Example 2: Band revenue
Let’s look at a case where a band manager is trying to maximize revenue. Ultimately the manager cares about total revenue, but when the band releases new songs, it takes a while to go on tour and collect all the ticket sales. The label’s data scientist suggests that because album revenue have been about 15% of the band’s revenue for the last 5 years (a number that seems to be typical across the different artists in the label) that the manager uses album revenue as a target instead, because it is accessible so much faster.
The manager and the band work with the data scientist to optimize for album revenue. They find that raising the price increases the revenue gained from the albums, although to fewer people.
Once the ticket receipts come in, the numbers bought in are significantly lower (i.e. the albums are making much more than 15% of the revenue now). They are making less money overall than before. The problem is they now have a lack of exposure to people that might want to go to the concerts, because they optimized for a metric (album sales) that was a responsive proxy for a slow to move metric (total annual revenue), but exploited a relationship that existed in the absence of their intervention.
A better approach would be to monitor multiple metrics, such as number of sales and album revenue, and force the model to look at how revenue compared to both sales and number.
Example 3: Home ownership
The classic example in economics is using percentage of a population that owns a home as a measure of economic health. Looking at previous observations, we can see that home ownership is higher in periods where GDP is high, unemployment is low, and other positive indicators of a strong economy. It also makes sense that people are able to make large investments when the
Instead of using home ownership % as a measure of economic health, let’s task HUD with finding ways of getting more people into homes (a target).
If we allow more flexible loans, better terms, et cetera to allow a broader range of people to qualify for loans, then we can move the needle and make the % of home ownership increase. However, since after making the change to optimize for home ownership, we have broadened the range of people that qualify for homes, so the relationship between home ownership and general economic health will decay.
Now, it might be worth getting people into their own homes for other reasons than trying to improve overall economic health. The only claim being made here is the correlation observed between the % of people owning a home under the original constraints buying a home put on you (min income, deposit, etc) to GDP is going to be different from the correlation between % of people owning a home to GDP if you make it easier to qualify.
It isn’t quite as subtle as mistaking a random correlation for causation, like the Nicolas Cage vs swimming pool deaths, that can be limited by cross-validation.

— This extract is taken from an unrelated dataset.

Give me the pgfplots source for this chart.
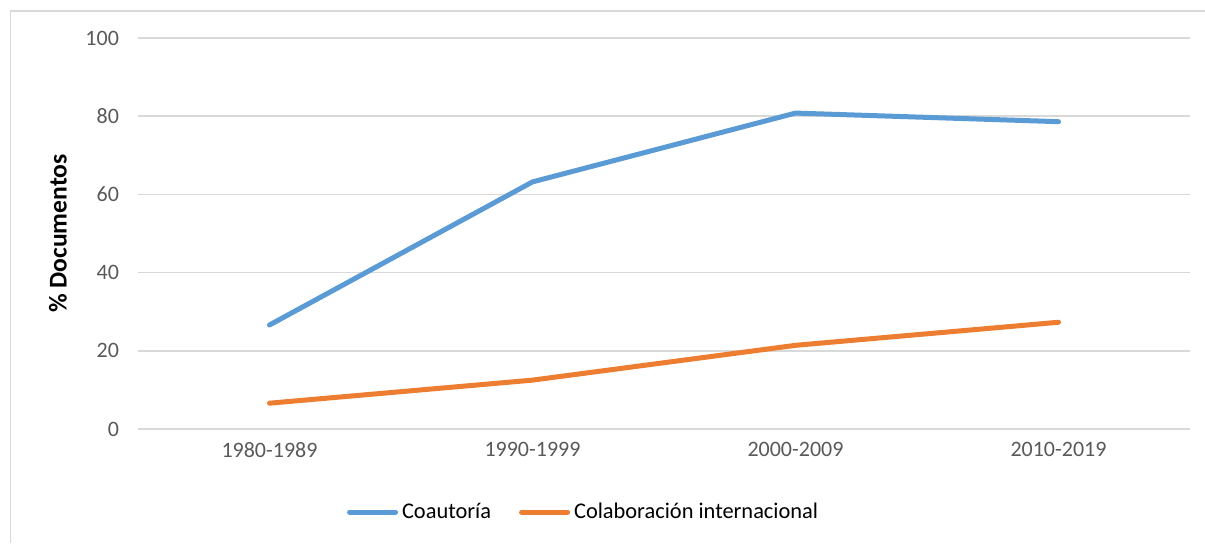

It isn’t quite the same as the "two things are created by the same thing" problem, such as number of drownings and ice-cream sales being correlated. (The typical explanation is that they are both positively correlated with temperature, based on things people do when it’s hot)
This is more about correlations that are plausible connected (maybe even in a causal way), such as quiet streets being quicker to travel along, but that optimizing for a proxy (such as album revenue or home ownership) can ruin the relationship between the proxy and the thing you were trying to measure’ e.g. Album sales were a good measure of how the band was doing overall, until we tried to optimize for it directly.
At least in the first example, keeping track of the RMSE in minutes of trip times would at least tell you something is breaking.
As an analyst, you should be thinking about whether the relationship between the metric you have and what you really want to know is reasonable, and pick multiple metrics to help you sanity check (e.g. look at both album sales and number sold, and think about how you would trade one against the other).